Breaking this cycle involves developing Practical Skills and Techniques in conjunction with learning to Regulate our Emotions to improve our mental resilience and ability to manage stress, both of which are critical to our capacity to perform at our peak.

The Core Skills Associated with Executive Functioning

Task Initiation

The ability to recognise when it is time to make a start on something and to begin without procrastinating.

Planning and Prioritisation

The ability to create steps to reach a goal and to make decisions about the relative importance and urgency of each step.


The ability to create and maintain systems and structures to keep track of information or materials.

Time Management

The ability to use time productively and smartly to maximise output in relation to effort.

Working Memory

The ability to hold information in mind and use, manipulate and link it to complete a task.

Sustaining Attention

The ability to direct and maintain attention to fully concentrate on the task in hand.

Goal Directed Persistence

The ability to see a goal through to completion whilst managing distractions and competing interests.

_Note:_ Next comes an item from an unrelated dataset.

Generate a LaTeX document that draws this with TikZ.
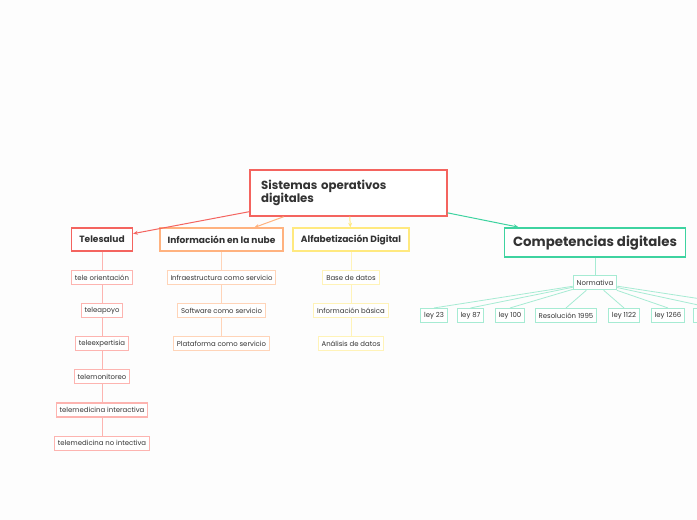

Shifting Focus / Flexibility

The ability to transition seamlessly and efficiently from one task to another.

Response Inhibition

The ability to pause to consider available courses of action rather than acting impulsively.

Emotional Control

The ability to manage feeling and emotions and use them constructively to support the pursuit of goals.

Meta Cognition

The ability to understand our own thought processes and how they are influencing our choices, actions, decisions and behaviour.